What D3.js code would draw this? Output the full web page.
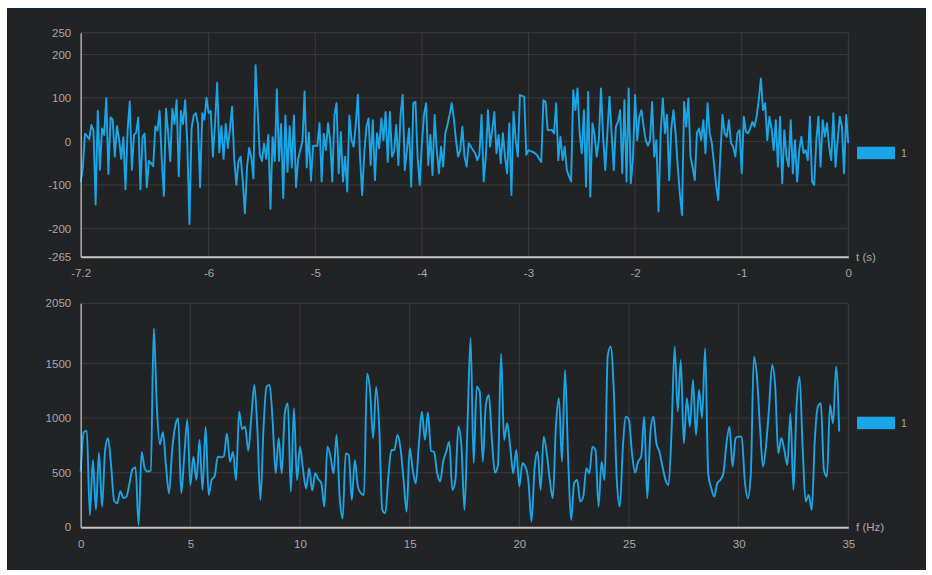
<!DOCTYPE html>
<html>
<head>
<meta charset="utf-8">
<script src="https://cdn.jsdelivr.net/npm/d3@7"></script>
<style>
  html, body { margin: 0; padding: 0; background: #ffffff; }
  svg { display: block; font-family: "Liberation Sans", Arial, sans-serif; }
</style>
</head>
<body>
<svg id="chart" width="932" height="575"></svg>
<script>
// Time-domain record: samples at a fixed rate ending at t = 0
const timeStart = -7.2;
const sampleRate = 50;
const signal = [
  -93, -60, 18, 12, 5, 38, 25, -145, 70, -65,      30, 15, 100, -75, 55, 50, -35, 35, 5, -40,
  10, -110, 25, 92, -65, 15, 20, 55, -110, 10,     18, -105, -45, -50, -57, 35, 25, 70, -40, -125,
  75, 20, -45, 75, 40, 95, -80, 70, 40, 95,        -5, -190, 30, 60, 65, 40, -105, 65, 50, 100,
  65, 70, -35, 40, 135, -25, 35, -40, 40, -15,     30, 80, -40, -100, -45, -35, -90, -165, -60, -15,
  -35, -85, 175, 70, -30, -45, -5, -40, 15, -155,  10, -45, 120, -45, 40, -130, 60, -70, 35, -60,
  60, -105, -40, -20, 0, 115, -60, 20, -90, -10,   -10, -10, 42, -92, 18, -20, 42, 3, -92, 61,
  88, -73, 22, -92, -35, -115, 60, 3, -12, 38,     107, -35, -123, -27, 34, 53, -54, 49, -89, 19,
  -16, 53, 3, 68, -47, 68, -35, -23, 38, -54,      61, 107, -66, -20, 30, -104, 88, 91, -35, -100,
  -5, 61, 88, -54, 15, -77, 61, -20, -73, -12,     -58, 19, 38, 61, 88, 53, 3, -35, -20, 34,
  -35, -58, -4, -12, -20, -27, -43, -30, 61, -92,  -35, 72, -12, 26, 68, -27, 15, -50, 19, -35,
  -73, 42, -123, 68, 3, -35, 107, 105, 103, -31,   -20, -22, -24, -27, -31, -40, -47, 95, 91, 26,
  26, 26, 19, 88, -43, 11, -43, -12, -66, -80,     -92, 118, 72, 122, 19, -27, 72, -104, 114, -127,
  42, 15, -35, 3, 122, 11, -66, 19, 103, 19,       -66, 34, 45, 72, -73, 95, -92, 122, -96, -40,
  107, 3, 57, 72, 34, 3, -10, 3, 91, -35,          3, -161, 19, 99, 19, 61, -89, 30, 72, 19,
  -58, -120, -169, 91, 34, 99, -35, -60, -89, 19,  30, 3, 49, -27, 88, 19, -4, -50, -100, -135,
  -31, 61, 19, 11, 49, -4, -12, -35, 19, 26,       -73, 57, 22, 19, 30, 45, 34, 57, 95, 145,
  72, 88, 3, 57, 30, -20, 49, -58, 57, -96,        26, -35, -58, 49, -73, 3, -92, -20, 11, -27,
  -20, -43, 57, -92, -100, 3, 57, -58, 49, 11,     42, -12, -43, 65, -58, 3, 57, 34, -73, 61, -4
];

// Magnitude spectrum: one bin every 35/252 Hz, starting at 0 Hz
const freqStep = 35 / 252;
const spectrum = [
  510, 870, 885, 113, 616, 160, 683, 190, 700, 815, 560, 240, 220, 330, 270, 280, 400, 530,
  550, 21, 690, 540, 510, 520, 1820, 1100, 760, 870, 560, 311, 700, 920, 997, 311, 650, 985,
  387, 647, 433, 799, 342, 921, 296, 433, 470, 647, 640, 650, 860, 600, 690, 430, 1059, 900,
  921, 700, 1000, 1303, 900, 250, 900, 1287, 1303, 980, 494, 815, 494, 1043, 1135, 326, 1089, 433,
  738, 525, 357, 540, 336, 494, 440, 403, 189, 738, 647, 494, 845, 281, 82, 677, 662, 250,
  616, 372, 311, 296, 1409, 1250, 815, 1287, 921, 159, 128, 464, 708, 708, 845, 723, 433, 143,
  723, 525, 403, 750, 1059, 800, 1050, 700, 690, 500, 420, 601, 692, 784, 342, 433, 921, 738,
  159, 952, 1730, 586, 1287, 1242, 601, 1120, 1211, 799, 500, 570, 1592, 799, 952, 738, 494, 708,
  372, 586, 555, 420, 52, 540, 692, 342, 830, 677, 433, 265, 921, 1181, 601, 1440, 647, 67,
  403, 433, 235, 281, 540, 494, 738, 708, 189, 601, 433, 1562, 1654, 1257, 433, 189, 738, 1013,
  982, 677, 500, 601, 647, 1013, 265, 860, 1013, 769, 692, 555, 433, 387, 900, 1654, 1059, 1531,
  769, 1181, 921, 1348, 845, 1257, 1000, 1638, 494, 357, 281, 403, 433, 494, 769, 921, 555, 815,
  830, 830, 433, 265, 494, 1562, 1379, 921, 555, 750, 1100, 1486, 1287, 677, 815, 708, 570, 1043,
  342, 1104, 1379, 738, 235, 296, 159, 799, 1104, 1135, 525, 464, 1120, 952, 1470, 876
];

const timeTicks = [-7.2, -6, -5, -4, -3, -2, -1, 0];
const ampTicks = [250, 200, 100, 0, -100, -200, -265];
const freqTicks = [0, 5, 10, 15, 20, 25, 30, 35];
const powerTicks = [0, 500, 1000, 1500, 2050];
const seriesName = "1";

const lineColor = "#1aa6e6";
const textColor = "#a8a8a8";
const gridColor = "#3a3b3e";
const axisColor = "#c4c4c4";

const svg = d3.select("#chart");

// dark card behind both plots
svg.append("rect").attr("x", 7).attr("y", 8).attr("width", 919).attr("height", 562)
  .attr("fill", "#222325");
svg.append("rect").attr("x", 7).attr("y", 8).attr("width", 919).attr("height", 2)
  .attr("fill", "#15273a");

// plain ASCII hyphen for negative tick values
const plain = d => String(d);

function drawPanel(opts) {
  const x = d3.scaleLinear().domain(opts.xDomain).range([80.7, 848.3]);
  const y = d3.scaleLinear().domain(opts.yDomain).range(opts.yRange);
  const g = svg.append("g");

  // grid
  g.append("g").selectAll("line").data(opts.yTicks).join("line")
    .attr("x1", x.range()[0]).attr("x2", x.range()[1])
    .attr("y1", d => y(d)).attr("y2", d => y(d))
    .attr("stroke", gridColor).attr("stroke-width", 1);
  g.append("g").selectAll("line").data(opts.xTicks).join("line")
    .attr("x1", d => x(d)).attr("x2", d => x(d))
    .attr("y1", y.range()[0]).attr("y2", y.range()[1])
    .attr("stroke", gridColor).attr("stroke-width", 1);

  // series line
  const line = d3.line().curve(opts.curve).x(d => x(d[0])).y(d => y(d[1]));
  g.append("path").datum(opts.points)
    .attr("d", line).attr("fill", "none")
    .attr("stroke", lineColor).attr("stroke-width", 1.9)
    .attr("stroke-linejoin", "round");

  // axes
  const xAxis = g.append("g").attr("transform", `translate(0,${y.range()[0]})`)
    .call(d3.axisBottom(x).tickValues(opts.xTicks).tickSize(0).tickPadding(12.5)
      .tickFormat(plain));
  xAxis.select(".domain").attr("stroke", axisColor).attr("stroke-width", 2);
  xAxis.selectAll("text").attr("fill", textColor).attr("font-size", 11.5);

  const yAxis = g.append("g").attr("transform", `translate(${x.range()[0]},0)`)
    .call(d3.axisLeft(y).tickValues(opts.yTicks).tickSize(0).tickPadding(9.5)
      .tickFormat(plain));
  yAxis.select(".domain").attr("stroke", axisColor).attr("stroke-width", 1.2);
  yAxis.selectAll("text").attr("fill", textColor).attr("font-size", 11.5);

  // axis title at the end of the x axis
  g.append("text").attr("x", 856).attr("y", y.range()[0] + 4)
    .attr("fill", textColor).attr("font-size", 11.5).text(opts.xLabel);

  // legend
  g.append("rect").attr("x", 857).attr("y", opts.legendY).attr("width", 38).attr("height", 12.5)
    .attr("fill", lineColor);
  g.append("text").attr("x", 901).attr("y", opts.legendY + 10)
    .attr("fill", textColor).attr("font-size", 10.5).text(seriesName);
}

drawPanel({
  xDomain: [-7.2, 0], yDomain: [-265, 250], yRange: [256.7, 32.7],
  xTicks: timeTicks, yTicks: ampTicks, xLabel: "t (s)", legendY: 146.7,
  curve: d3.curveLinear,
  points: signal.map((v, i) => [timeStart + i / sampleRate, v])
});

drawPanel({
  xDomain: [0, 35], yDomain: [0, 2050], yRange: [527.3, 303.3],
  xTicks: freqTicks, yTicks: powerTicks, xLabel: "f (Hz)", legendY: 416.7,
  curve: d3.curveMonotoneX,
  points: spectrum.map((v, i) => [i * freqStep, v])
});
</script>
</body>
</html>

———

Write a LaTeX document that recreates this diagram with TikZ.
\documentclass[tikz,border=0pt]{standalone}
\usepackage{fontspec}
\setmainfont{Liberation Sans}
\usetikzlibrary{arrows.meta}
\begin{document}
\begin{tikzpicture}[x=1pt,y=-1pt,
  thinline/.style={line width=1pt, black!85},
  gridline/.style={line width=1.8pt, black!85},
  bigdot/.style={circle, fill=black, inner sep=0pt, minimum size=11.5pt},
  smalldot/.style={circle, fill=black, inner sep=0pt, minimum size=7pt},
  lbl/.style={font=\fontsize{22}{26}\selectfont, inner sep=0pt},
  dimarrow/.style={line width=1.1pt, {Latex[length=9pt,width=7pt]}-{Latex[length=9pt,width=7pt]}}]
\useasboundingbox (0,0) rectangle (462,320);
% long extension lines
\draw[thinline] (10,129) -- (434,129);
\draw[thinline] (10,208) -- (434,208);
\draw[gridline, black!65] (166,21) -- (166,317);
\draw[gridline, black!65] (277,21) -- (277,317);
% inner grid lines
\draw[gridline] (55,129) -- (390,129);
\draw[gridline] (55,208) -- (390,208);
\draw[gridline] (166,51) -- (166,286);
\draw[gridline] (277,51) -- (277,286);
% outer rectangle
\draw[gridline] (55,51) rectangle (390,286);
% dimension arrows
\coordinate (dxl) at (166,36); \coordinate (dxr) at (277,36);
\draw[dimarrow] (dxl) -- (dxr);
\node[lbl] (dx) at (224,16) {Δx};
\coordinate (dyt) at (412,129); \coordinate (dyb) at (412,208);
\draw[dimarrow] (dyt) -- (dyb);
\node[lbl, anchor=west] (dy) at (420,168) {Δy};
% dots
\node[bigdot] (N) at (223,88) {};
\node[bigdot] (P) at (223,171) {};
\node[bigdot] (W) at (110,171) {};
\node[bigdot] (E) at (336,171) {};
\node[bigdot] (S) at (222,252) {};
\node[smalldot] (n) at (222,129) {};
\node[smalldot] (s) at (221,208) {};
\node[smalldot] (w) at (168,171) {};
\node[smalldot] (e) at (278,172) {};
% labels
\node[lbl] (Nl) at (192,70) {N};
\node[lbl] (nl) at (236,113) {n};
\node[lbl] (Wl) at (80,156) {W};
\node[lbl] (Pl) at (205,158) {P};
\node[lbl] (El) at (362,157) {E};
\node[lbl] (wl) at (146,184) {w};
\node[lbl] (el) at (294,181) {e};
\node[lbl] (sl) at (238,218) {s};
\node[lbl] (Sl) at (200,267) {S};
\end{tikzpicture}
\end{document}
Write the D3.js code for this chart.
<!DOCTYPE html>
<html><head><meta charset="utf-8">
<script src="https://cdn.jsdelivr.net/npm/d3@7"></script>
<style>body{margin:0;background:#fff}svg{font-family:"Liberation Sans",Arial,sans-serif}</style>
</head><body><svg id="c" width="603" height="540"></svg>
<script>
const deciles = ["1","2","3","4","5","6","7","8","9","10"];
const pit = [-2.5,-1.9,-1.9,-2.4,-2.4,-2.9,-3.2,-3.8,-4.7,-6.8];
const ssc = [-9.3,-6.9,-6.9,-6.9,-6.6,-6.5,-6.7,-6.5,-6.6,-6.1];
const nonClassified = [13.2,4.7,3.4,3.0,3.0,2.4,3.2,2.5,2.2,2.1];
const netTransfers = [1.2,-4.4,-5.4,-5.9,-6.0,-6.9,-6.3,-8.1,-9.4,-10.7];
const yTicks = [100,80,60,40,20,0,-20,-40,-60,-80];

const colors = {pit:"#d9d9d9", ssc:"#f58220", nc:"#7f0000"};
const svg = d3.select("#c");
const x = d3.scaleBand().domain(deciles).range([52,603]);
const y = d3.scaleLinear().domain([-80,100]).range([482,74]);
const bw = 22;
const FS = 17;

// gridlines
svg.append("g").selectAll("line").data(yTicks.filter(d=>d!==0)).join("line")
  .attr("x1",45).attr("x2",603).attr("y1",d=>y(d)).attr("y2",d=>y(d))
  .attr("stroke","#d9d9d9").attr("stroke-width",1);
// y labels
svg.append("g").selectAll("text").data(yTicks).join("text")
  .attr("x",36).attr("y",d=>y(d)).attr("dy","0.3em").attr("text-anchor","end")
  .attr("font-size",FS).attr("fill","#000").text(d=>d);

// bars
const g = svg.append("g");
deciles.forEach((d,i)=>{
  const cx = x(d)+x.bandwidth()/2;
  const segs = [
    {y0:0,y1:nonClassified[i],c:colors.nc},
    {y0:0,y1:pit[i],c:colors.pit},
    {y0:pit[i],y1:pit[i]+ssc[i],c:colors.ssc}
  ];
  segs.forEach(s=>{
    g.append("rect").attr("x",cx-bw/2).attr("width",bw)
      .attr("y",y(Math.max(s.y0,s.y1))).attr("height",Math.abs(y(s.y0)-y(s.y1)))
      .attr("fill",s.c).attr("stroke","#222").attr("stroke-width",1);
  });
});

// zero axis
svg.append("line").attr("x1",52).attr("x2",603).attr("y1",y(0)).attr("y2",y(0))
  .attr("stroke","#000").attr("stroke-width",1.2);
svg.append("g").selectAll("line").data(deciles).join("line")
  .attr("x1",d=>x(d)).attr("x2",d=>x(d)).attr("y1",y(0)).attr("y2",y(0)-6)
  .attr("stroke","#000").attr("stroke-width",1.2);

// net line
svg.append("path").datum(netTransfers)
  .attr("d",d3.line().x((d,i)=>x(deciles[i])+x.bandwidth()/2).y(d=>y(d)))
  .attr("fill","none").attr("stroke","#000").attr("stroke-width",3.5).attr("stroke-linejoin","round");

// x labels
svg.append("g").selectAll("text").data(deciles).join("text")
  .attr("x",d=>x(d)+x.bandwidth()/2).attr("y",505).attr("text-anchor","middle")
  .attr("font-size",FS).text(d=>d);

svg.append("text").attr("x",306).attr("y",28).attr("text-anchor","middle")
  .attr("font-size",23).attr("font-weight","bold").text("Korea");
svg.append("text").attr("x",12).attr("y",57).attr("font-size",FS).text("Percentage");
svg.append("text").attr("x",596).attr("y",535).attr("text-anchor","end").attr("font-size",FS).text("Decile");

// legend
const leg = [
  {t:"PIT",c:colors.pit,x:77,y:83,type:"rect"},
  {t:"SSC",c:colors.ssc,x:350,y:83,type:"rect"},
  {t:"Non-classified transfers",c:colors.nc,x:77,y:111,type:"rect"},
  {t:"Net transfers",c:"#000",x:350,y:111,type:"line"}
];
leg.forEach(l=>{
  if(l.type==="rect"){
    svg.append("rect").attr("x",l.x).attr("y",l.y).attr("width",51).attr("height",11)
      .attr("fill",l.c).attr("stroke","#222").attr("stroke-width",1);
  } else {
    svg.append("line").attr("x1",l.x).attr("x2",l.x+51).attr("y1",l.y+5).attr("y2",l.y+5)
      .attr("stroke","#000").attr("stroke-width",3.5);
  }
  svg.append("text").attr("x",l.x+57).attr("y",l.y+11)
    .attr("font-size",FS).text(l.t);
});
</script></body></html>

———

Starting at the line that contains "Write the D3.js code for this chart." and stopping at the line that contains "const yTicks = [100,80,60,40,20,0,-20,-40,-60,-80];", transcribe the lines exactly; both boundary lines are to be included.

Write the D3.js code for this chart.
<!DOCTYPE html>
<html><head><meta charset="utf-8">
<script src="https://cdn.jsdelivr.net/npm/d3@7"></script>
<style>body{margin:0;background:#fff}svg{font-family:"Liberation Sans",Arial,sans-serif}</style>
</head><body><svg id="c" width="603" height="540"></svg>
<script>
const deciles = ["1","2","3","4","5","6","7","8","9","10"];
const pit = [-2.5,-1.9,-1.9,-2.4,-2.4,-2.9,-3.2,-3.8,-4.7,-6.8];
const ssc = [-9.3,-6.9,-6.9,-6.9,-6.6,-6.5,-6.7,-6.5,-6.6,-6.1];
const nonClassified = [13.2,4.7,3.4,3.0,3.0,2.4,3.2,2.5,2.2,2.1];
const netTransfers = [1.2,-4.4,-5.4,-5.9,-6.0,-6.9,-6.3,-8.1,-9.4,-10.7];
const yTicks = [100,80,60,40,20,0,-20,-40,-60,-80];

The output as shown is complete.